Big business, big flu

Rob Wallace is a Marxist, an evolutionary biologist, and an expert on the links between capitalism, industrial agri-business and emerging diseases. He has written a sobering essay that demolishes the racist responses and puts the blame squarely on the drive for profit. 

As Wallace points out, runaway development in China results in “humanity’s unprecedented connectivity”. What should be a boon for humanity becomes, under capitalism, a mortal threat. In China, air travel has increased eleven-fold just since SARS in 2003. In the same period the world has faced a parade of potential pandemics:

“This century we’ve already trainspotted novel strains of African swine fever, Campylobacter, Cryptosporidium, Cyclospora, Ebola, E. coli O157:H7, foot-and-mouth disease, hepatitis E, Listeria, Nipah virus, Q fever, Salmonella, Vibrio, Yersinia, Zika and variety of novel influenza A variants…”

What’s worse, nothing has been done to address the root cause: massive agri-business development on one hand, and poverty on the other. Health officials scramble after the facts, reacting once the latest pathogens are already on the loose, trying to minimize the damage.

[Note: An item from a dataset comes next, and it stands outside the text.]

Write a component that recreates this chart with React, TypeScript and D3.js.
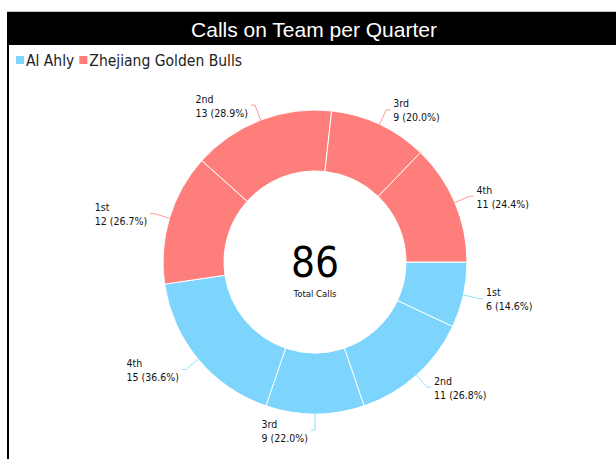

In an era of austerity, public health is viewed through a dystopian lens: the isolation of Wuhan’s 11 million people is accompanied by their immiseration. Thousands of deaths are considered part of the price of doing business in the global trade in food.

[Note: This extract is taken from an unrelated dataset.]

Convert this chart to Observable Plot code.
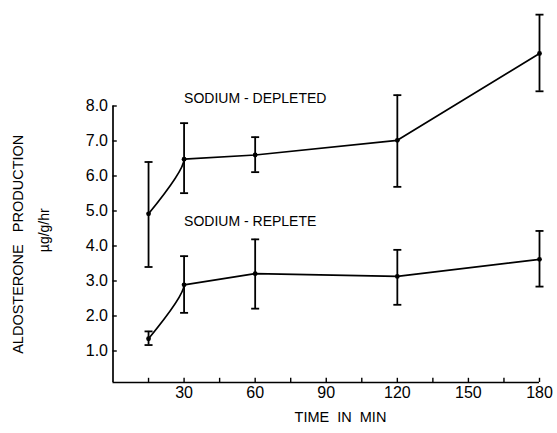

So far we’ve been lucky – the flu and virus strains have so far only become communicable after their symptoms appear. But viruses evolve and mutate quickly and predictive models say it is just a matter of time before we see one that spreads before showing symptoms. Such a virus will make a mockery out of our “business-as-usual” public health measures.

Root cause

Cities like China’s Wuhan make perfect breeding grounds for new pathogens. There are traditional open-air markets existing along-side – and dialectically interacting with – immense capitalist livestock factories; and millions of workers crammed together, many in poverty and many with still-fresh connections with rurality.

Wallace’s prescription is nothing short of revolutionary: “I would recommend we err on the side of viewing disease causality and intervention beyond the biomedical or even ecohealth object and out into the field of ecosocial relationships.”

That means a revolution in how we produce what we eat, a revolution in how we relate to the planet. This goes far beyond lifestyle choices and consumerism. It means overthrowing a mode of production based on profit rather than the health and welfare of humanity and the planet.